### [WHAT TO PRODUCE]
Whenever a line contains the string "that", copy it out of the entries.

### [LISTED ENTRIES]
══════════

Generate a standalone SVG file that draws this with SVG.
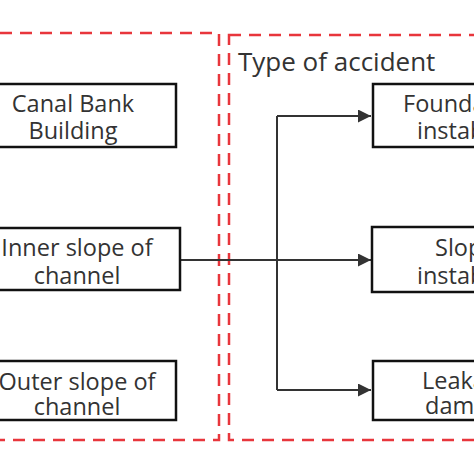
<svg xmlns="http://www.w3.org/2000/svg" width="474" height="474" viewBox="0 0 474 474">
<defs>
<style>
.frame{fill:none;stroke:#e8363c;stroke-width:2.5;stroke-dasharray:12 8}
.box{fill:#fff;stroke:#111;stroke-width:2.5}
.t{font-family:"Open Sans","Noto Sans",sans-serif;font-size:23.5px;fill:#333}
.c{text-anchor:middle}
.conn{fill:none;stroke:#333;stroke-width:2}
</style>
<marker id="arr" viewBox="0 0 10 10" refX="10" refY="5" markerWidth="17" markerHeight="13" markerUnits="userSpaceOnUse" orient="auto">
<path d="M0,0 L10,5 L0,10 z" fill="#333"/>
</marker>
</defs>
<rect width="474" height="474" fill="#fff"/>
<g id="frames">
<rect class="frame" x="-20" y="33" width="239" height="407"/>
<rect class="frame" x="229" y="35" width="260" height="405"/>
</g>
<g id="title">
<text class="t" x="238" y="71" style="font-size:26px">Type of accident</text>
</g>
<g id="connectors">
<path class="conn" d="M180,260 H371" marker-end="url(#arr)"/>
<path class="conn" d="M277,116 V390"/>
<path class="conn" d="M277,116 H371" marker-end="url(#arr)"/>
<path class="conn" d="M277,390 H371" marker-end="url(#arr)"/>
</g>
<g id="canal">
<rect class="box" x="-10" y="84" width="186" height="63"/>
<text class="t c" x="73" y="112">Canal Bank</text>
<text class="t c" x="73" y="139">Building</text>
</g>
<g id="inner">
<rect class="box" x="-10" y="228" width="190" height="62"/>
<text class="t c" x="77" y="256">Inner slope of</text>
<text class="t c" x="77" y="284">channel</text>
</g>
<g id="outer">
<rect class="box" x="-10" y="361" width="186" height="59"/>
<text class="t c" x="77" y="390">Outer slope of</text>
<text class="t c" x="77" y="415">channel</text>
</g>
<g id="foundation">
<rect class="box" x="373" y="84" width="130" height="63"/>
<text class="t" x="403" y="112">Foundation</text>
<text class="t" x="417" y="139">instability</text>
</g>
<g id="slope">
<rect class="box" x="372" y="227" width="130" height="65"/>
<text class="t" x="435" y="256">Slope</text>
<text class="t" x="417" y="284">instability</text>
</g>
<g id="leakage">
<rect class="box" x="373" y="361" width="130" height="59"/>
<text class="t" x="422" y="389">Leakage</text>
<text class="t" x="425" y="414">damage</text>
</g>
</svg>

══════════

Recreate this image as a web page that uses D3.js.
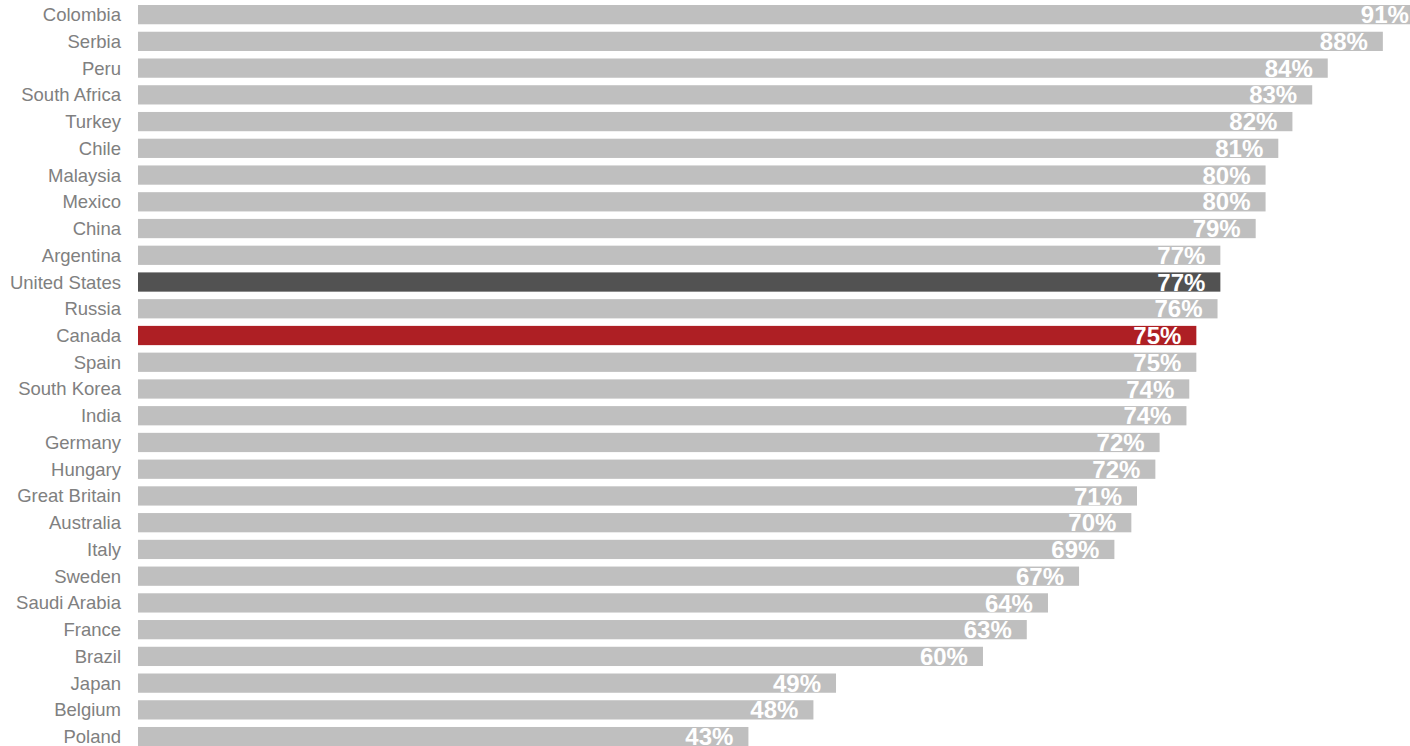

══════════

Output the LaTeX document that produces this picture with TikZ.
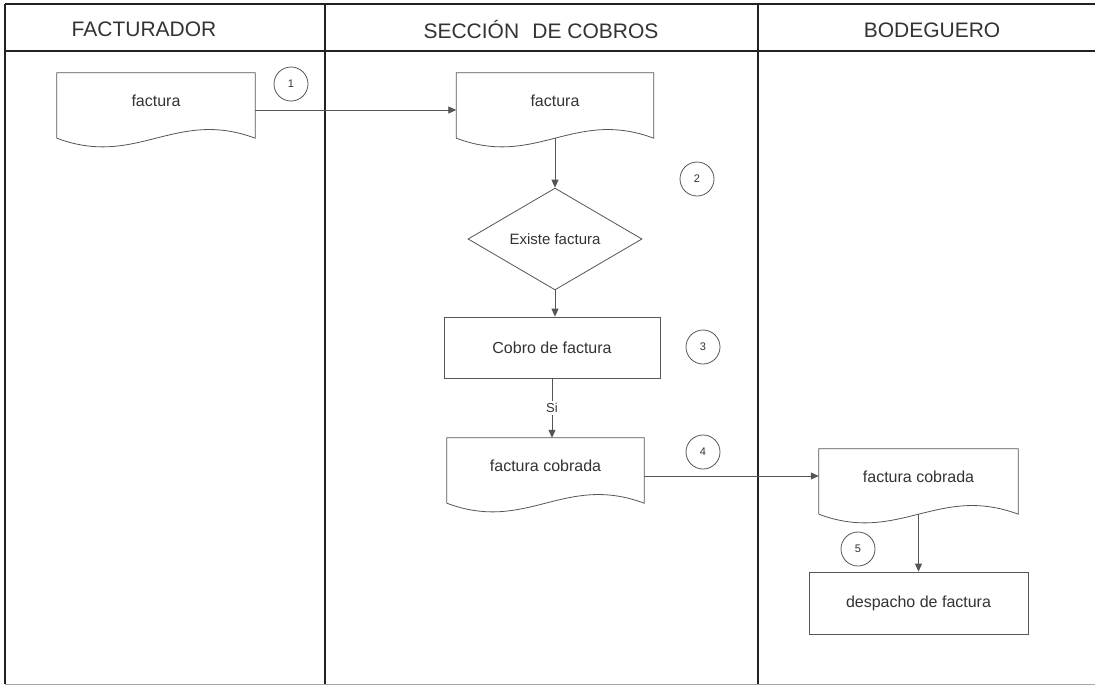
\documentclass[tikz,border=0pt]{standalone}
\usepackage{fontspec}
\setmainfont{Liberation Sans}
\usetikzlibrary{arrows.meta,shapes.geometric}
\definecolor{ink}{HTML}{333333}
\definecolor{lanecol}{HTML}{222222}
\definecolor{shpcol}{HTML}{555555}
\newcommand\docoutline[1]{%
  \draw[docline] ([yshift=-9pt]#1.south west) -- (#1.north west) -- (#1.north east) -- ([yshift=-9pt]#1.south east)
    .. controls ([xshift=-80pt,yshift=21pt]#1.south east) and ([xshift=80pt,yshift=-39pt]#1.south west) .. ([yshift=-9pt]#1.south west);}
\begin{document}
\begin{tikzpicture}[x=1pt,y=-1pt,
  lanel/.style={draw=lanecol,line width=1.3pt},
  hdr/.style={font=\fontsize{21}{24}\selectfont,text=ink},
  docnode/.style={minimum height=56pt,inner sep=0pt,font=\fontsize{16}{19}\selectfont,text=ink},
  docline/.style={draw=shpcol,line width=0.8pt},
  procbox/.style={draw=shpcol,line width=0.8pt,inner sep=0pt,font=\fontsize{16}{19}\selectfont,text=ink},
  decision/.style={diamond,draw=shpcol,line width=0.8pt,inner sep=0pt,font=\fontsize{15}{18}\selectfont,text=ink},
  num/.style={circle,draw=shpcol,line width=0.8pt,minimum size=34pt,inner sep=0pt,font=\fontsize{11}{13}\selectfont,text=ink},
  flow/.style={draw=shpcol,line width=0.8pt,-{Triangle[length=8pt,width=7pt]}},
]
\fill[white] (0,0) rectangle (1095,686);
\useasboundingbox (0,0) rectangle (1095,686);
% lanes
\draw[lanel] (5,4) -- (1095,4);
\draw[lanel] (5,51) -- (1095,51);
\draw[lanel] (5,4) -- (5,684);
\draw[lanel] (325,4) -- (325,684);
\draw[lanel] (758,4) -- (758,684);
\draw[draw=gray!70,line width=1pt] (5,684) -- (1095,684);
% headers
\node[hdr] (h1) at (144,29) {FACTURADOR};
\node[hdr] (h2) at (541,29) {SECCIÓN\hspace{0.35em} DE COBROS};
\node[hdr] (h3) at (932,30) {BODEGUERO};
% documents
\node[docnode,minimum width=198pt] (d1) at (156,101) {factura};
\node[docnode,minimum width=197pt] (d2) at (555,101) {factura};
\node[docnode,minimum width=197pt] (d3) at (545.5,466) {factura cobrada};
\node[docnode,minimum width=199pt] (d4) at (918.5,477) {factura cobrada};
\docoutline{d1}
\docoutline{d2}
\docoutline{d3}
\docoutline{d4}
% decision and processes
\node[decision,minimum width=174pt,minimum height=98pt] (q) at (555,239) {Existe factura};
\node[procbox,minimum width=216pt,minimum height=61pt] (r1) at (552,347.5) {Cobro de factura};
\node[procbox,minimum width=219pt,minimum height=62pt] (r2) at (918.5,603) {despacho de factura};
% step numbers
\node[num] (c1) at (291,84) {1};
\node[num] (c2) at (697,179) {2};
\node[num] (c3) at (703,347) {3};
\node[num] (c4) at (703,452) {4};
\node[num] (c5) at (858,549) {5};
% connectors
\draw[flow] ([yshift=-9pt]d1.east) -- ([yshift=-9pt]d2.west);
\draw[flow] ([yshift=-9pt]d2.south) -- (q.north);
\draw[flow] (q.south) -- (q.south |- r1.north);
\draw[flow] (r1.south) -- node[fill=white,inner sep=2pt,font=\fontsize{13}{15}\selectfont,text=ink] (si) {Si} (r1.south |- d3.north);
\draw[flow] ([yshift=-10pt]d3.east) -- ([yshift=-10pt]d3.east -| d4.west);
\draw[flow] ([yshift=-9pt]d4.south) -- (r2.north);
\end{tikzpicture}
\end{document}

══════════

### [SOLUTION]
Generate a standalone SVG file that draws this with SVG.
Recreate this image as a web page that uses D3.js.
Output the LaTeX document that produces this picture with TikZ.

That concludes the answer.